Artificial Intelligence in Entertainment: Creative Augmentation or Cultural Erosion?

Artificial intelligence (AI) is reshaping the entertainment industry. Industry reports often present AI as a transformative force that promises efficiency, lower costs, and new creative possibilities. Analysts argue that AI will revolutionize film, television, and music by automating workflows and accelerating content production (McKinsey & Company, 2024; Morgan Stanley, 2024).

However, this optimistic narrative overlooks key risks. AI’s growing role in entertainment raises serious cultural, ethical, and creative concerns. While AI increases productivity, it also challenges artistic originality, creative labor, and cultural authenticity.

This article argues that AI’s influence on entertainment is deeply polemical. It enhances efficiency and scale, but it also risks reshaping creativity in ways that may undermine human expression.

Efficiency at What Cost?

Morgan Stanley (2024) emphasizes AI’s ability to reduce production costs across media and entertainment. According to the report, generative AI can lower expenses in film, television, and music production. This framing presents AI as a neutral tool that allows companies to redirect resources toward higher-value creative tasks.

McKinsey & Company (2024) adopts a similar perspective. The firm highlights AI’s potential to automate script analysis, visual effects, editing, and localization. These tools could help smaller creators compete with major studios and increase overall production speed.

This enthusiasm reflects a broader industry belief that AI-driven efficiency equals progress. As Morgan Stanley (2024) states:

“Generative AI has the potential to transform media and entertainment by reducing production costs, accelerating content creation, and enabling companies to scale output faster than ever before.”

Yet efficiency comes with trade-offs. Entertainment is not only an industrial output. It is a cultural product shaped by human experience and emotion. When speed and scale dominate creative decisions, algorithms may begin to replace artistic judgment. This shift risks reinforcing repetition instead of originality.

Source: Grand View Research

AI and the Problem of Creative Ownership

The music industry illustrates these risks clearly. Berger (2024) warns that AI-generated music disrupts existing licensing and copyright systems. These frameworks were never designed to govern machine-generated content.

AI models train on massive catalogs of existing music. In many cases, creators do not grant explicit consent.

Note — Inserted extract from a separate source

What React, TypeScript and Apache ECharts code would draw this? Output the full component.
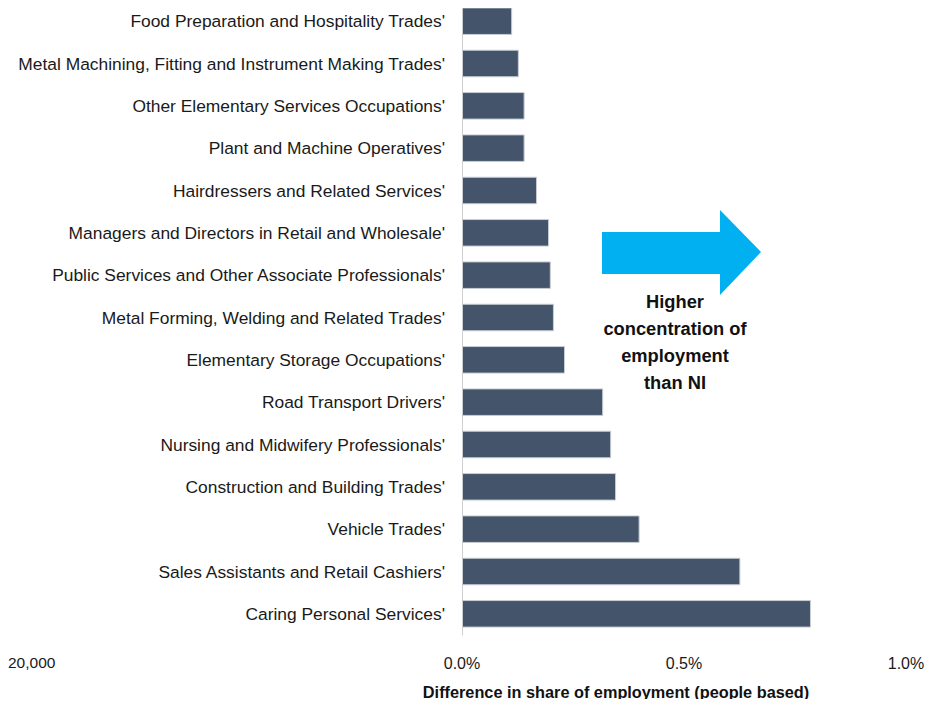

This raises unresolved questions about authorship, ownership, and fair compensation.

AI also changes competitive dynamics. Platforms may favor AI-generated music because it is cheaper and easier to license. Human artists then compete with systems that mimic their style without sharing their economic risk or creative intent. This dynamic challenges the idea that AI simply supports creativity. Instead, it suggests that AI may weaken the sustainability of creative labor.

Culture, Authenticity, and Algorithmic Taste

AI’s impact extends beyond economics. It also reshapes culture itself. The New York Times (2025) describes how AI-generated content has become increasingly normalized in pop culture. Audiences now consume music, visuals, and characters created or assisted by algorithms.

Some view this shift as innovation. Others feel discomfort. AI-generated content often lacks lived experience or emotional depth. As a result, audiences may question its authenticity.

Entertainment traditionally reflects social realities and shared emotions. Algorithms, however, generate content based on patterns and engagement data. This approach prioritizes predictability over risk. Over time, culture may become optimized for performance metrics rather than meaning. This process threatens creative diversity and encourages cultural homogenization.

AI as a Creative Power Concentrator

A less discussed issue is AI’s tendency to concentrate creative power. Industry reports often claim that AI lowers barriers for creators (McKinsey & Company, 2024; Morgan Stanley, 2024). In practice, access to advanced AI tools remains uneven.

Major technology firms control the most powerful models, datasets, and infrastructure. Large studios and platforms benefit first. Independent creators may gain new tools, but platforms still control visibility, monetization, and recommendation systems.

This shift changes where creative authority resides. Power moves away from artists and toward those who design and own algorithms. This new form of gatekeeping is subtle but powerful. It shapes cultural success through opaque systems optimized for engagement rather than artistic intent.

From this perspective, the core issue is not whether machines can be creative. The real question is who governs creativity in an AI-driven cultural economy.

Conclusion

AI offers clear advantages for the entertainment industry. It improves efficiency, lowers costs, and enables scalable production (McKinsey & Company, 2024; Morgan Stanley, 2024). These benefits explain why adoption continues to accelerate.

At the same time, AI introduces unresolved ethical, legal, and cultural challenges. It disrupts creative ownership, reshapes labor structures, and risks diluting cultural authenticity (Berger, 2024; The New York Times, 2025).

The future of entertainment does not depend on rejecting AI. It depends on governing it responsibly. Clear copyright rules, transparent training practices, and platform accountability are essential. Without them, AI may amplify existing power imbalances and redefine creativity through invisible algorithmic control.

Entertainment must remain human at its core. Technology should support creative expression, not replace it.